Der Klimawandel und seine Folgen stehen im Zentrum des Stücks, von dem ausgehend die Auslöser dieser drohenden Umweltkatastrophe beleuchtet werden: Kapitalismus, Effizienz- und Größenwahn, die Egozentrik der Menschheit, … Auch immer wichtiger werdende Fragen im Zwischenspiel Mensch/Maschine werden aufgeworfen: Kann ein Roboter menschlich sein? Und – wenn man sich Bionik vor Augen hält – ab wann ist ein Mensch ein Roboter? Obwohl speziell am Schluss langatmig geht der Abend auf, wohl auch weil die besprochenen Problematiken ineinander übergreifen und Weiss diesen Verbindungen in seinem Text folgt.
Ingrid Lang inszeniert Livs Lebensgeschichten eisig kalt: Kühles Licht, monochrome beige Kleider, das Bühnenbild ist durch und durch schwarz. Die fast sterile, kitschbefreite Ausstattung unterstreicht die klaren Worte der Schauspielerinnen in ihrer Eindringlichkeit. Aber so kristallklar wie Weiss‘ Argumentationsketten rüberkommen, so unterkühlt wird Liv präsentiert. Sie müsste – das klingt auf textlicher Ebene immer wieder durch – keine unnahbare Figur sein und doch ist sie es in dieser Inszenierung. Es stellt sich die Frage, ob zur Aktivierung des Publikums nicht etwas Wärme, etwas Gefühl, gut gewesen wäre.
Bei der Inszenierung imponiert, neben eindrucksvollen Projektionen, vor allem ein großer Spiegel mit seiner Wirkung im Bühnengeschehen. Er ist schräg an der Decke montiert und über einer Liegefläche situiert. Zunächst ermöglicht er eine zweite Perspektive: Als Ana Grigalashvili mit dem Rücken zum Publikum liegt, sieht man sie doch auch von vorne. Später, während des Weltraumszenarios, legt sich Grigalashvili auf den Rücken und reckt dabei ihre Arme und Beine der Decke entgegen. Durch den Blick in den Spiegel entsteht der Eindruck, als wäre sie schwerelos. Ana Grigalashvili Körperbeherrschung erscheint mir hervorhebenswert. Ich bin noch immer beeindruckt davon, wie gezielt und kontrolliert sie selbst kleinste Zuckungen und Bewegungen ausgeführt hat.

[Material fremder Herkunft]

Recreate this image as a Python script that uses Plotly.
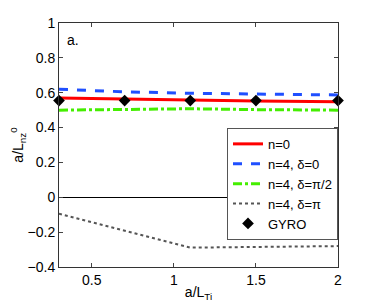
import plotly.graph_objects as go

x_vals = [0.3, 0.7, 1.1, 1.5, 2.0]
n0 = [0.570, 0.563, 0.557, 0.552, 0.548]
n4_d0 = [0.620, 0.605, 0.597, 0.591, 0.587]
n4_dpi2 = [0.500, 0.503, 0.508, 0.503, 0.500]
n4_dpi = [-0.095, -0.190, -0.289, -0.285, -0.280]
gyro = [0.555, 0.555, 0.555, 0.555, 0.555]

x_ticks = [0.5, 1, 1.5, 2]
y_ticks = [-0.4, -0.2, 0, 0.2, 0.4, 0.6, 0.8, 1]

fig = go.Figure()
fig.add_trace(go.Scatter(x=x_vals, y=n0, mode="lines", name="n=0",
                         line=dict(color="#ff0000", width=3)))
fig.add_trace(go.Scatter(x=x_vals, y=n4_d0, mode="lines", name="n=4, δ=0",
                         line=dict(color="#1f4fff", width=3, dash="dash")))
fig.add_trace(go.Scatter(x=x_vals, y=n4_dpi2, mode="lines", name="n=4, δ=π/2",
                         line=dict(color="#44ee00", width=3, dash="dashdot")))
fig.add_trace(go.Scatter(x=x_vals, y=n4_dpi, mode="lines", name="n=4, δ=π",
                         line=dict(color="#555555", width=2, dash="dot")))
fig.add_trace(go.Scatter(x=x_vals, y=gyro, mode="markers", name="GYRO",
                         marker=dict(symbol="diamond", color="black", size=9),
                         cliponaxis=False))

fig.update_layout(
    width=366, height=294,
    margin=dict(l=51, r=36, t=15, b=35),
    paper_bgcolor="white", plot_bgcolor="white",
    font=dict(family="Liberation Sans, Arial, sans-serif", size=13, color="black"),
    showlegend=True,
    legend=dict(x=1, xanchor="right", y=0.57, yanchor="top",
                bordercolor="#555555", borderwidth=1, bgcolor="white",
                font=dict(size=13), itemwidth=30, tracegroupgap=0),
    xaxis=dict(range=[0.3, 2.0], tickvals=x_ticks, ticktext=["0.5", "1", "1.5", "2"],
               ticks="inside", ticklen=4, showline=True, linecolor="#333333",
               mirror="ticks", showgrid=False, zeroline=False, automargin=False,
               tickfont=dict(size=14),
               title=dict(text="a/L<sub>Ti</sub>", standoff=0, font=dict(size=14))),
    yaxis=dict(range=[-0.4, 1.0], tickvals=y_ticks,
               ticktext=["\u22120.4", "\u22120.2", "0", "0.2", "0.4", "0.6", "0.8", "1"],
               ticks="inside", ticklen=4, showline=True, linecolor="#333333",
               mirror="ticks", showgrid=False, zeroline=True, zerolinecolor="black",
               zerolinewidth=1, automargin=False, tickfont=dict(size=14),
               title=dict(text="a/L<sub>nz</sub><sup>0</sup>", standoff=2, font=dict(size=14))),
    annotations=[dict(text="a.", x=0.02, y=0.97, xref="paper", yref="paper",
                      xanchor="left", yanchor="top", showarrow=False,
                      font=dict(size=14))],
)

fig.write_html("out.html")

Nach dem Ende des Stücks ist man, offen gestanden, erschöpft. Zwei Stunden lang hat man einer Abhandlung darüber gelauscht, was alles im Moment falsch läuft und mögliche Konsequenzen dessen gesehen. Aber schließlich sickert doch die Bedeutung des Endes durch. Die Utopie zeigt: Es braucht vielleicht gar nicht so viel, ein paar Mutige könnten reichen, um das Klima zu retten.
Fazit: Ingrid Langs Inszenierung von Der letzte Mensch erzählt in kühlem Ton von drei möglichen Zukunftsszenarien. Das Stück beeindruckt durch inszenatorische Mittel und die Abhandlungen großer Problemherde der Gegenwart. Schlussendlich verlässt man ermattet das Theater Nestroyhof/Hamakom, aber sieht, idealerweise, auch den Hoffnungsschimmer.